An LS-MARS method for modeling regional 3D ionospheric electron density based on GPS data and IRI

Abstract

The methods of developing an accurate and effective ionospheric electron density (IED) model have greatly interested ionosphere researchers. Numerous scholars have proposed many effective and reliable models and methods of global positioning system (GPS)-based computerized ionospheric tomography (CIT) in the past decades. This study introduced a new function-based CIT method, namely the LS-MARS (Least Squares method-Multivariate Adaptive Regression Splines), combining MARS with IEDs calculated by International Reference Ionosphere (IRI) to automatically choose the best representing basis functions for the three-dimensional (3D) electron density inside that modeling area. This selected basis functions was substituted into the observation equation of the GPS total electron content (TEC) to calculate the design matrix. Finally, the weighted damped least squares (WDLS) were adopted to reestimate the IED model coefficients. In contrast to common function-based CIT methods, the LS-MARS can be used to attain optimal 3D model automatically, flexibly, adaptively based on the IRI without a priori knowledge of the IED distribution mathematical function.
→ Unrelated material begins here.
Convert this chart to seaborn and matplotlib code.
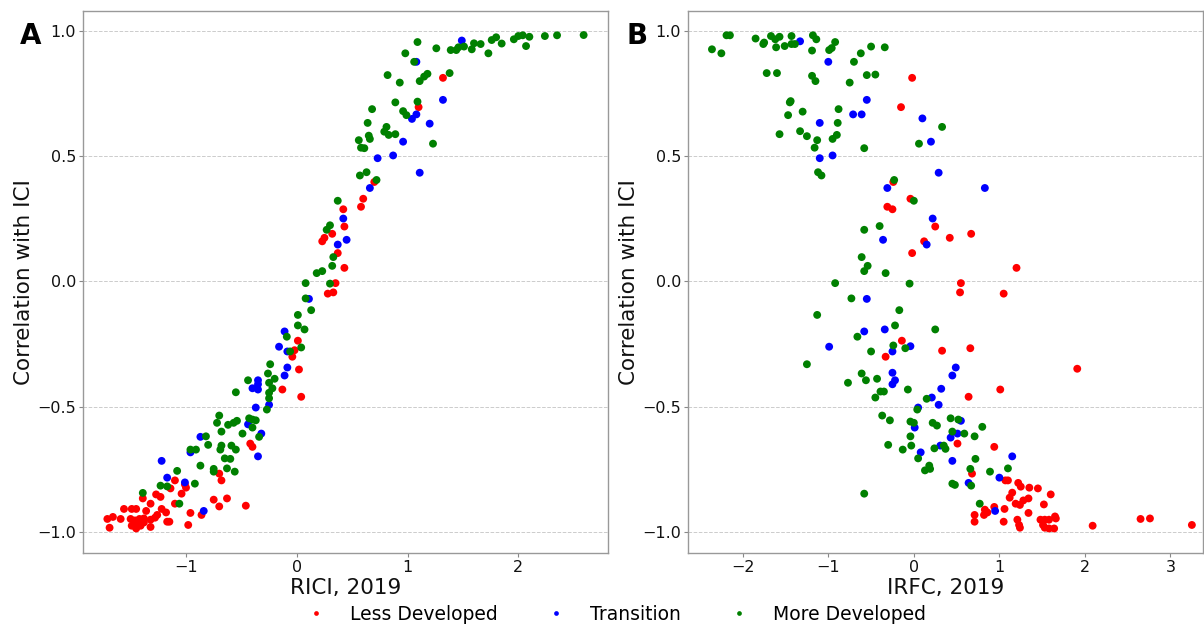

The findings indicated that the LS-MARS model had a smaller recovery TEC error than did the MARS_IRI2012 model, and the VTEC calculated using the LS-MARS model was closer to the VTEC obtained from International GNSS Service (IGS) final IONEX files than was the VTEC calculated using the MARS_IRI2012 and IRI2012. Therefore, this method exhibits strong modeling effectiveness and reliability, and can be an efficient alternative method for estimating regional 3D IED models.